The commission proposes new §60.2(e)(2) to further address the requirements of TWC, §5.754(c)(2). The proposed language states that the number of sites owned or operated by a person will be taken into account for classifying a site. Specifically, for persons who own or operate less than 25 sites in the State of Texas, the complexity factor will remain unchanged from that determined in §60.2(e). For persons who own or operate 25 or more sites in the State of Texas, the complexity factor determined in paragraph (1) of this subsection will increase by one. The commission believes that the number of sites owned or operated by a person does not substantially impact their compliance and thus proposes a small adjustment factor. This will help to effectively balance the compliance history classification between those persons owning or operating a large number of sites, and those owning or operating fewer sites.

The commission proposes new §60.2(f), concerning formula, to effectively and equitably implement the requirement of TWC, §5.754(a) for the commission to establish, by rule, a set of standards for the classification of a person's compliance history. Although TWC, §5.753 requires that the components of compliance history include not only the site which is the subject of the permit application, enforcement action, investigation, or application for the participation in an innovative program, but also information pertaining to all regulated sites in the State of Texas as well as outside Texas, the commission has determined that it is appropriate, for purposes of classification, to distinguish between the site which is the subject of the commission decision and any other sites of the person. Specifically, although information on all sites inside the State of Texas, as well as for final enforcement orders, court judgments, and criminal convictions outside Texas, would be included in compliance histories, the classification as determined through the proposed formula would only utilize the components for the site which is the subject of the classification. Ultimately, this would mean that there would not be one classification of high, poor, or average for each person with sites in the State of Texas; rather, each person would have a classification for each of its sites in the State of Texas. The executive director would determine each site rating based upon the method proposed in the paragraphs under new §60.2(f).

Overall, the commission has determined that the numbers used for multipliers and/or factors are appropriate and will effectively and equitably provide for performance classifications based upon compliance history. Certain point values, as proposed, would be determined by the significance of the violations; other point values would be determined by the type and complexity of the component. Additional discussion of each formula calculation is subsequently provided in this preamble.

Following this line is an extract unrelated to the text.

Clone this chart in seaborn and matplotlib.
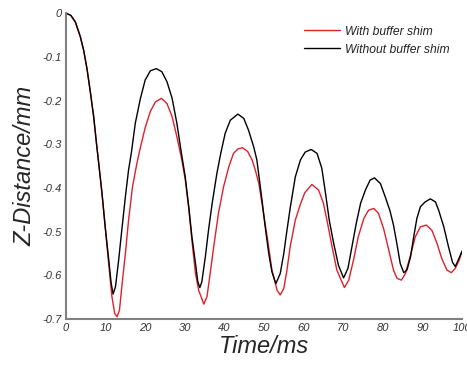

Proposed new §60.2(f)(1), concerning site rating, addresses the calculations to be performed for a location for which a permit application, enforcement, investigation, or participation in an innovative program is being considered. This paragraph would include the calculations to be performed for the site for the time period reviewed. The point values assigned to the individual components and factors were chosen to provide a broad enough range to be able to detect clusters or natural gradations of performance.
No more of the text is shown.